GOAL – Print the material below exactly as it stands, please, from its first line to the line holding "ax2 = fig.add_axes([0.118, 0.1062, 0.876, 0.4664])", with no pictures.

[Rows from a dataset of charts and code]
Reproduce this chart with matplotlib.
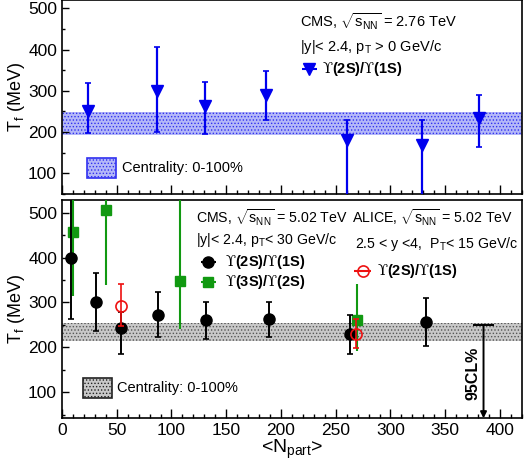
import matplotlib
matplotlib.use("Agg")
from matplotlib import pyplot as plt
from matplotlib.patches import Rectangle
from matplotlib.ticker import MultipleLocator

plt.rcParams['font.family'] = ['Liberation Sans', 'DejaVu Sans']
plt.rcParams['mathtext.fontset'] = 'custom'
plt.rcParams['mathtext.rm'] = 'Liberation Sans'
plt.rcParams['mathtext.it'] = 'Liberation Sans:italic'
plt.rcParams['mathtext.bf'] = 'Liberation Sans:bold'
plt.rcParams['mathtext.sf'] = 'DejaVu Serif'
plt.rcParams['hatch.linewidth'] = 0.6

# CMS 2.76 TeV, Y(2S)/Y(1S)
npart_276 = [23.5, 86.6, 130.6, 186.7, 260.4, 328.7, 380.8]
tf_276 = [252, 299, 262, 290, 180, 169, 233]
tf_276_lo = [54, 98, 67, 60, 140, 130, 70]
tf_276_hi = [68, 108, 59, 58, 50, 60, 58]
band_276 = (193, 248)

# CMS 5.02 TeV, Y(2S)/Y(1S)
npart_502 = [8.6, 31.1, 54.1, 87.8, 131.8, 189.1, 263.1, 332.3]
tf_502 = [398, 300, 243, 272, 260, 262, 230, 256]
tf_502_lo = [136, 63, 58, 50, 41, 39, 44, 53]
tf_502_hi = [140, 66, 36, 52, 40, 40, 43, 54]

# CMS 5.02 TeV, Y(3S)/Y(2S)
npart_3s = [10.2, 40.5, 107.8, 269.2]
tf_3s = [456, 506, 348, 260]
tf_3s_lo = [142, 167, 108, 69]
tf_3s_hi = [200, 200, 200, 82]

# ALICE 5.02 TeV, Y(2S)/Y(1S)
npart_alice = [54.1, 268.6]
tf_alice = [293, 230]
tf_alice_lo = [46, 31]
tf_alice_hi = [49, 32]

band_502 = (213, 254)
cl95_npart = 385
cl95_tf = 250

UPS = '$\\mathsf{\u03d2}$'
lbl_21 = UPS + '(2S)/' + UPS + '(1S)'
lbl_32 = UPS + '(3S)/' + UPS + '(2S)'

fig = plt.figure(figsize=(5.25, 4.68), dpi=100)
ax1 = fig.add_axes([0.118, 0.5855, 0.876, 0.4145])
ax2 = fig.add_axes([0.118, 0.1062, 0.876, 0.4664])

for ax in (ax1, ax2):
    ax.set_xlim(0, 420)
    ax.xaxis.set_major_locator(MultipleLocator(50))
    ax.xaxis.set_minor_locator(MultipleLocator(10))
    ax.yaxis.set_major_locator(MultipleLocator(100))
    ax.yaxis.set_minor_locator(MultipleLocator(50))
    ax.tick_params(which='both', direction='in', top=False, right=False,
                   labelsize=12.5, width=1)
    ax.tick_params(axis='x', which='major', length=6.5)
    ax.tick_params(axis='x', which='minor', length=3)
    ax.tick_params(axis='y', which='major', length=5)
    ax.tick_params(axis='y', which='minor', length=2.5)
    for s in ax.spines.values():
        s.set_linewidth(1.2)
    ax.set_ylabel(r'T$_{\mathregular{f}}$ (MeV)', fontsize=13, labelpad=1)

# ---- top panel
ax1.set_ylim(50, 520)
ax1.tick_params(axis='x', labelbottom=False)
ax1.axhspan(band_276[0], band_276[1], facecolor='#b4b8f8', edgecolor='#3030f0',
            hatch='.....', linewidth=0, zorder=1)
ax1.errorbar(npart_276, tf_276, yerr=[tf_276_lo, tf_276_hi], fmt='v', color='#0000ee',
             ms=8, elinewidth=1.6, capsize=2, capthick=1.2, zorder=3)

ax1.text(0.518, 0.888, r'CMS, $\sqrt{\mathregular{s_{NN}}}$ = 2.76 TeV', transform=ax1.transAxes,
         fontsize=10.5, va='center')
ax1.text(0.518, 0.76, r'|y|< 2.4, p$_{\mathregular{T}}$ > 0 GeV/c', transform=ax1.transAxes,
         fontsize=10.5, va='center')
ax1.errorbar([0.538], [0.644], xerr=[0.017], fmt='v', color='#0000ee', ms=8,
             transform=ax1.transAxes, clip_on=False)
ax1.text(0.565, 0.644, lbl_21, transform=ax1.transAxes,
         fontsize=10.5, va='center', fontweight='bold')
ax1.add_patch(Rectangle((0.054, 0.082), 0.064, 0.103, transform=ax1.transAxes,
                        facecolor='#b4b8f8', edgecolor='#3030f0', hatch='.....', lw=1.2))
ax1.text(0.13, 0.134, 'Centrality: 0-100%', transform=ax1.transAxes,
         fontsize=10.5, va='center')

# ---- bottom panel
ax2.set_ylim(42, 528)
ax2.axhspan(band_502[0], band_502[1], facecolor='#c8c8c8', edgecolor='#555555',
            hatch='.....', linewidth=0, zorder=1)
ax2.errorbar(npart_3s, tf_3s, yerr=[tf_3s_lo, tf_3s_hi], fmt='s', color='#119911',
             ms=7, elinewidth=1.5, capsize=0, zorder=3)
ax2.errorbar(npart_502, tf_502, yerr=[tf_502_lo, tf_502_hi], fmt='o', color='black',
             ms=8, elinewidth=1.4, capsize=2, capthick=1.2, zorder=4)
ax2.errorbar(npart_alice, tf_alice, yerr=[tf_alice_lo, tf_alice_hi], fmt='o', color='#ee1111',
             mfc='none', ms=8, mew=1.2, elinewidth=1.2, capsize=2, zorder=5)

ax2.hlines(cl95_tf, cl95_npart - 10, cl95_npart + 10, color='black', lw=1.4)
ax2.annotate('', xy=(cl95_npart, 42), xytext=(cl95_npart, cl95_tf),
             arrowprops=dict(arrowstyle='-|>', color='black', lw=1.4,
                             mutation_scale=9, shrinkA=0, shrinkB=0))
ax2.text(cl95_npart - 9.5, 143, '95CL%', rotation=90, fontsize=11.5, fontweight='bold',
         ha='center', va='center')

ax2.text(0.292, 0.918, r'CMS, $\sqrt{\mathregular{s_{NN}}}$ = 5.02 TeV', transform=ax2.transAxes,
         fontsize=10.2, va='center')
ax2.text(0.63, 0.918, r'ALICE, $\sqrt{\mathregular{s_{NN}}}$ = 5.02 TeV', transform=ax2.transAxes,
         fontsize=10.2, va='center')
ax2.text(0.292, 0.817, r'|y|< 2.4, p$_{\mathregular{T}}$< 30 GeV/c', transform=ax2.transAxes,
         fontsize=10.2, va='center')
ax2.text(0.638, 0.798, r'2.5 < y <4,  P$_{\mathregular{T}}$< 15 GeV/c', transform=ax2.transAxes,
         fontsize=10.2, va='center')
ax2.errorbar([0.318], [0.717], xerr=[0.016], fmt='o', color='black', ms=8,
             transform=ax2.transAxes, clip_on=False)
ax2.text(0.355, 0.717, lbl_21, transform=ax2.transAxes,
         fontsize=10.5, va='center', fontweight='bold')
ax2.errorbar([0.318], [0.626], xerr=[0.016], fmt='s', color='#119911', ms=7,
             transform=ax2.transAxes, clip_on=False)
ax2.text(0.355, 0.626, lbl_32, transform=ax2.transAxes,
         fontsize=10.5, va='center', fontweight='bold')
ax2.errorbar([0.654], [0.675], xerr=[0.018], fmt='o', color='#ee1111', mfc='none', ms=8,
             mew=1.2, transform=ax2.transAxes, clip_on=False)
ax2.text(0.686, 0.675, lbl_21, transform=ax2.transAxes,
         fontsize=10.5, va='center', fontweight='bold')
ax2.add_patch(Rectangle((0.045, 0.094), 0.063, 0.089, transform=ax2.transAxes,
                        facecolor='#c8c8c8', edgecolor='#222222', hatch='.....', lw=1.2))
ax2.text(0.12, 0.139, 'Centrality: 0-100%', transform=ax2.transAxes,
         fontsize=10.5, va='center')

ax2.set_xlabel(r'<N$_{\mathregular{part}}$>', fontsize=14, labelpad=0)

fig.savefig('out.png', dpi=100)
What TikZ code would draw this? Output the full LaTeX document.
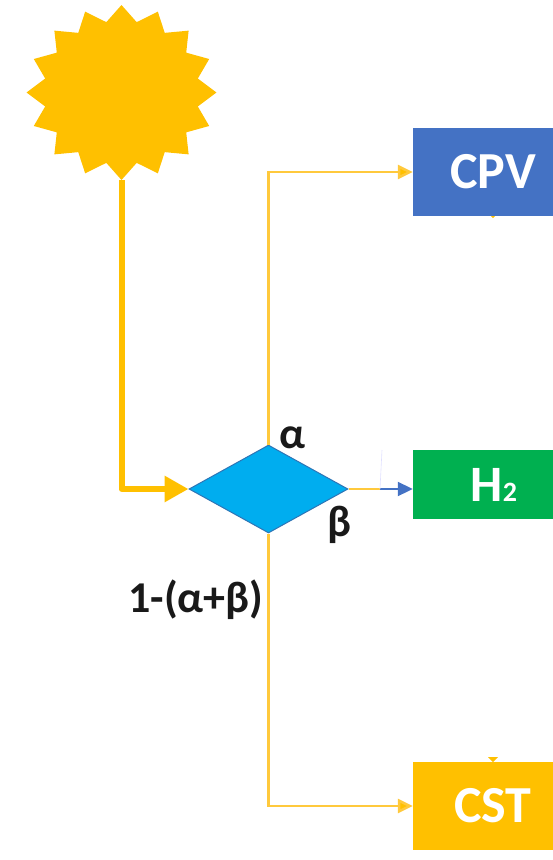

EXPECTED ANSWER –
Reproduce this chart with matplotlib.
import matplotlib
matplotlib.use("Agg")
from matplotlib import pyplot as plt
from matplotlib.patches import Rectangle
from matplotlib.ticker import MultipleLocator

plt.rcParams['font.family'] = ['Liberation Sans', 'DejaVu Sans']
plt.rcParams['mathtext.fontset'] = 'custom'
plt.rcParams['mathtext.rm'] = 'Liberation Sans'
plt.rcParams['mathtext.it'] = 'Liberation Sans:italic'
plt.rcParams['mathtext.bf'] = 'Liberation Sans:bold'
plt.rcParams['mathtext.sf'] = 'DejaVu Serif'
plt.rcParams['hatch.linewidth'] = 0.6

# CMS 2.76 TeV, Y(2S)/Y(1S)
npart_276 = [23.5, 86.6, 130.6, 186.7, 260.4, 328.7, 380.8]
tf_276 = [252, 299, 262, 290, 180, 169, 233]
tf_276_lo = [54, 98, 67, 60, 140, 130, 70]
tf_276_hi = [68, 108, 59, 58, 50, 60, 58]
band_276 = (193, 248)

# CMS 5.02 TeV, Y(2S)/Y(1S)
npart_502 = [8.6, 31.1, 54.1, 87.8, 131.8, 189.1, 263.1, 332.3]
tf_502 = [398, 300, 243, 272, 260, 262, 230, 256]
tf_502_lo = [136, 63, 58, 50, 41, 39, 44, 53]
tf_502_hi = [140, 66, 36, 52, 40, 40, 43, 54]

# CMS 5.02 TeV, Y(3S)/Y(2S)
npart_3s = [10.2, 40.5, 107.8, 269.2]
tf_3s = [456, 506, 348, 260]
tf_3s_lo = [142, 167, 108, 69]
tf_3s_hi = [200, 200, 200, 82]

# ALICE 5.02 TeV, Y(2S)/Y(1S)
npart_alice = [54.1, 268.6]
tf_alice = [293, 230]
tf_alice_lo = [46, 31]
tf_alice_hi = [49, 32]

band_502 = (213, 254)
cl95_npart = 385
cl95_tf = 250

UPS = '$\\mathsf{\u03d2}$'
lbl_21 = UPS + '(2S)/' + UPS + '(1S)'
lbl_32 = UPS + '(3S)/' + UPS + '(2S)'

fig = plt.figure(figsize=(5.25, 4.68), dpi=100)
ax1 = fig.add_axes([0.118, 0.5855, 0.876, 0.4145])
ax2 = fig.add_axes([0.118, 0.1062, 0.876, 0.4664])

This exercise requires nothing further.